Earlier this year, a group of Brazilian investors acquired the 500-year old Tuscan property from Countess Noemia Marone Cinzano for a rumored 40 to 50 million euros ($53.8–$67.2 million).
Following the sale, Italian wine expert and journalist Franco Ziliani expressed concern that foreign investors were only in Montalcino to make money.
However, the new owners have indicated their intentions by starting work on restoring the winery and cellar. Later this year, they plan to increase the property’s vineyard plantings from 125 to 150 acres (from 50 to 60 hectares).
The newly planted vines will produce a varietal sangiovese with IGT status while they mature.
“Over the years, it is possible that these vines will be used to replace some of the old vines used for Brunello in order to optimize quality," Bernardino Sani, Argiano's export manager, told Wine-Searcher. "However, this is all to be determined after the vines have gone through a couple years of production and can be evaluated."

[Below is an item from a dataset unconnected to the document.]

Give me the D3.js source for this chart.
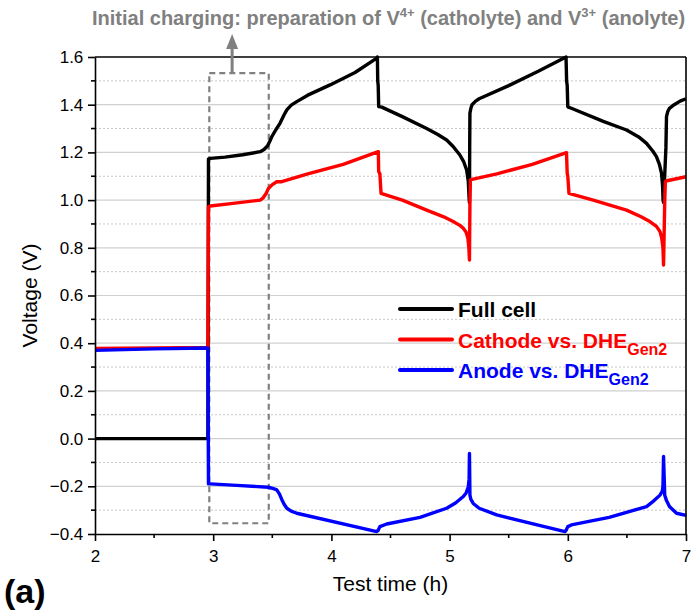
<!DOCTYPE html>
<html>
<head>
<meta charset="utf-8">
<script src="https://cdn.jsdelivr.net/npm/d3@7"></script>
<style>
  body { margin: 0; background: #fff; }
  text { font-family: Arial, "Liberation Sans", sans-serif; }
</style>
</head>
<body>
<svg id="chart"></svg>
<script>
// ---- data (time in h, voltage in V) ----
var fullTime = [2.0, 2.955, 2.96, 2.975, 3.1, 3.25, 3.398, 3.43, 3.459, 3.48, 3.496, 3.53, 3.565, 3.6, 3.623, 3.66, 3.707, 3.8, 3.989, 4.2, 4.384,
  4.389, 4.392, 4.396, 4.4, 4.426, 4.6, 4.806, 4.9, 4.975, 5.03, 5.087, 5.12, 5.144, 5.158, 5.166,
  5.168, 5.17, 5.172, 5.18, 5.19, 5.22, 5.25, 5.5, 5.75, 5.985,
  5.99, 5.995, 6.0, 6.005, 6.03, 6.3, 6.497, 6.6, 6.666, 6.72, 6.75, 6.775, 6.793, 6.802, 6.806,
  6.81, 6.83, 6.835, 6.845, 6.86, 6.9, 6.95, 7.0];
var fullVolt = [0.0, 0.0, 1.172, 1.175, 1.18, 1.19, 1.203, 1.212, 1.227, 1.248, 1.266, 1.295, 1.322, 1.358, 1.378, 1.398, 1.413, 1.44, 1.483, 1.535, 1.595,
  1.6, 1.5, 1.48, 1.392, 1.39, 1.35, 1.30, 1.275, 1.252, 1.225, 1.189, 1.16, 1.126, 1.08, 1.0,
  0.99, 1.22, 1.365, 1.385, 1.40, 1.415, 1.425, 1.48, 1.54, 1.6,
  1.5, 1.48, 1.392, 1.39, 1.385, 1.33, 1.294, 1.265, 1.238, 1.205, 1.182, 1.15, 1.112, 1.06, 1.0,
  0.99, 1.22, 1.35, 1.37, 1.385, 1.40, 1.415, 1.425];

var cathodeTime = [2.0, 2.5, 2.955, 2.96, 2.975, 3.15, 3.398, 3.42, 3.45, 3.467, 3.5, 3.538, 3.58, 3.8, 4.1, 4.397,
  4.4, 4.41, 4.42, 4.6, 4.806, 4.95, 5.03, 5.09, 5.116, 5.14, 5.155, 5.163, 5.168,
  5.172, 5.176, 5.18, 5.4, 5.7, 5.989,
  5.995, 6.0, 6.01, 6.215, 6.497, 6.62, 6.694, 6.75, 6.78, 6.795, 6.805, 6.81,
  6.82, 6.825, 6.83, 7.0];
var cathodeVolt = [0.378, 0.38, 0.382, 0.972, 0.975, 0.985, 1.0, 1.008, 1.03, 1.049, 1.065, 1.077, 1.077, 1.11, 1.15, 1.203,
  1.12, 1.11, 1.028, 1.0, 0.958, 0.93, 0.91, 0.893, 0.882, 0.865, 0.84, 0.80, 0.749,
  0.987, 1.084, 1.086, 1.11, 1.15, 1.199,
  1.112, 1.10, 1.028, 1.0, 0.958, 0.93, 0.91, 0.89, 0.868, 0.84, 0.80, 0.728,
  0.99, 1.077, 1.08, 1.098];

var anodeTime = [2.0, 2.5, 2.955, 2.96, 2.975, 3.2, 3.467, 3.51, 3.538, 3.56, 3.58, 3.6, 3.623, 3.66, 3.707, 4.384,
  4.395, 4.41, 4.468, 4.75, 4.975, 5.05, 5.116, 5.14, 5.158, 5.165,
  5.168, 5.172, 5.18, 5.2, 5.25, 5.398, 5.976,
  5.985, 6.0, 6.03, 6.35, 6.666, 6.73, 6.78, 6.8, 6.805,
  6.81, 6.82, 6.835, 6.86, 6.92, 7.0];
var anodeVolt = [0.37, 0.376, 0.38, -0.19, -0.19, -0.196, -0.204, -0.21, -0.215, -0.232, -0.255, -0.275, -0.292, -0.304, -0.313, -0.39,
  -0.385, -0.369, -0.358, -0.33, -0.292, -0.27, -0.243, -0.228, -0.202, -0.17,
  -0.062, -0.237, -0.255, -0.272, -0.292, -0.32, -0.39,
  -0.385, -0.369, -0.362, -0.33, -0.285, -0.26, -0.237, -0.22, -0.20,
  -0.075, -0.237, -0.26, -0.285, -0.313, -0.322];

var xTicks = [2, 3, 4, 5, 6, 7];
var yTicks = [-0.4, -0.2, 0.0, 0.2, 0.4, 0.6, 0.8, 1.0, 1.2, 1.4, 1.6];

var series = [
  {name: "Full cell", sub: "", color: "#000000", t: fullTime, v: fullVolt},
  {name: "Cathode vs. DHE", sub: "Gen2", color: "#ff0000", t: cathodeTime, v: cathodeVolt},
  {name: "Anode vs. DHE", sub: "Gen2", color: "#0000ff", t: anodeTime, v: anodeVolt}
];

var width = 696, height = 613;
var margin = {left: 95, right: 10, top: 57, bottom: 79};

var svg = d3.select("#chart").attr("width", width).attr("height", height);

var x = d3.scaleLinear().domain([2, 7]).range([margin.left, width - margin.right]);
var y = d3.scaleLinear().domain([-0.4, 1.6]).range([height - margin.bottom, margin.top]);

// grid: solid at major, dotted at minor
var minorY = d3.range(-0.3, 1.6, 0.2);
svg.append("g").selectAll("line")
  .data(yTicks.slice(1, -1))
  .enter().append("line")
  .attr("x1", x(2)).attr("x2", x(7))
  .attr("y1", function(d) { return y(d); }).attr("y2", function(d) { return y(d); })
  .attr("stroke", "#d0d0d0").attr("stroke-width", 1.2);
svg.append("g").selectAll("line")
  .data(minorY)
  .enter().append("line")
  .attr("x1", x(2)).attr("x2", x(7))
  .attr("y1", function(d) { return y(d); }).attr("y2", function(d) { return y(d); })
  .attr("stroke", "#c8c8c8").attr("stroke-width", 1).attr("stroke-dasharray", "2,2");

// dashed box marking the initial charging
svg.append("rect")
  .attr("x", x(2.967)).attr("y", y(1.532))
  .attr("width", x(3.47) - x(2.967)).attr("height", y(-0.355) - y(1.532))
  .attr("fill", "none").attr("stroke", "#808080").attr("stroke-width", 2.2)
  .attr("stroke-dasharray", "6,4");

// curves
var line = d3.line()
  .x(function(d) { return x(d[0]); })
  .y(function(d) { return y(d[1]); });

series.forEach(function(s) {
  var pts = s.t.map(function(t, i) { return [t, s.v[i]]; });
  svg.append("path")
    .attr("d", line(pts))
    .attr("fill", "none")
    .attr("stroke", s.color)
    .attr("stroke-width", 3.4)
    .attr("stroke-linejoin", "round");
});

// axes
var xAxis = d3.axisBottom(x).tickValues(xTicks).tickFormat(d3.format("d")).tickSize(7).tickSizeOuter(0);
var yAxis = d3.axisLeft(y).tickValues(yTicks).tickFormat(d3.format(".1f")).tickSize(7).tickSizeOuter(0);

var gx = svg.append("g").attr("transform", "translate(0," + y(-0.4) + ")").call(xAxis);
var gy = svg.append("g").attr("transform", "translate(" + x(2) + ",0)").call(yAxis);
[gx, gy].forEach(function(g) {
  g.selectAll("path, line").attr("stroke", "#000").attr("stroke-width", 1.6);
  g.selectAll("text").attr("font-size", 17).attr("fill", "#000")
    .style("font-family", "Arial, 'Liberation Sans', sans-serif");
});
gx.selectAll("text").attr("dy", "1.05em");
gy.selectAll("text").attr("dx", "-0.1em");

// minor ticks
svg.append("g").selectAll("line")
  .data([2.5, 3.5, 4.5, 5.5, 6.5])
  .enter().append("line")
  .attr("x1", function(d) { return x(d); }).attr("x2", function(d) { return x(d); })
  .attr("y1", y(-0.4)).attr("y2", y(-0.4) + 4)
  .attr("stroke", "#000").attr("stroke-width", 1.6);
svg.append("g").selectAll("line")
  .data(minorY)
  .enter().append("line")
  .attr("x1", x(2) - 4).attr("x2", x(2))
  .attr("y1", function(d) { return y(d); }).attr("y2", function(d) { return y(d); })
  .attr("stroke", "#000").attr("stroke-width", 1.6);

// top and right frame
svg.append("line").attr("x1", x(2)).attr("x2", x(7)).attr("y1", y(1.6)).attr("y2", y(1.6))
  .attr("stroke", "#000").attr("stroke-width", 1.6);
svg.append("line").attr("x1", x(7)).attr("x2", x(7)).attr("y1", y(1.6)).attr("y2", y(-0.4))
  .attr("stroke", "#000").attr("stroke-width", 1.6);

// axis titles
svg.append("text")
  .attr("x", (x(2) + x(7)) / 2).attr("y", 591)
  .attr("text-anchor", "middle").attr("font-size", 21)
  .text("Test time (h)");
svg.append("text")
  .attr("transform", "translate(37," + ((y(-0.4) + y(1.6)) / 2) + ") rotate(-90)")
  .attr("text-anchor", "middle").attr("font-size", 21)
  .text("Voltage (V)");

svg.append("text")
  .attr("x", 4).attr("y", 603)
  .attr("font-size", 34).attr("font-weight", "bold")
  .text("(a)");

// legend
var legend = svg.append("g").attr("transform", "translate(400,309)");
series.forEach(function(s, i) {
  var row = legend.append("g").attr("transform", "translate(0," + (i * 30.5) + ")");
  row.append("line").attr("x1", 0).attr("x2", 52)
    .attr("stroke", s.color).attr("stroke-width", 4).attr("stroke-linecap", "round");
  var t = row.append("text").attr("x", 58).attr("y", 8)
    .attr("font-size", 21).attr("font-weight", "bold").attr("fill", s.color)
    .text(s.name);
  if (s.sub) {
    t.append("tspan").attr("font-size", 16).attr("dy", 7).text(s.sub);
  }
});

// title with arrow
var title = svg.append("text")
  .attr("x", 92).attr("y", 25)
  .attr("font-size", 20).attr("font-weight", "bold").attr("fill", "#808080");
title.append("tspan").text("Initial charging: preparation of V");
title.append("tspan").attr("font-size", 13).attr("dy", -8).text("4+");
title.append("tspan").attr("dy", 8).text(" (catholyte) and V");
title.append("tspan").attr("font-size", 13).attr("dy", -8).text("3+");
title.append("tspan").attr("dy", 8).text(" (anolyte)");

var ax = x(3.16);
svg.append("line").attr("x1", ax).attr("x2", ax).attr("y1", y(1.532)).attr("y2", 47)
  .attr("stroke", "#808080").attr("stroke-width", 3);
svg.append("path")
  .attr("d", "M" + (ax - 6) + ",49 L" + ax + ",34 L" + (ax + 6) + ",49 Z")
  .attr("fill", "#808080");
</script>
</body>
</html>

Argiano was implicated in the Brunellogate affair, but was acquitted by the Siena tribunal court in May. The court concluded “there was no evidence to support the charges” that the estate had broken the region’s winemaking laws by adding international varieties to its Brunello (which must be 100 percent sangiovese).
“This ruling, following the media hype which caused the scandal that enraged wine lovers throughout the world, sees Argiano emerge as the only winery in Montalcino to be prosecuted, appeal and be absolved of all charges,” said Argiano in a statement published by its New York wine importer, Vias, earlier this year.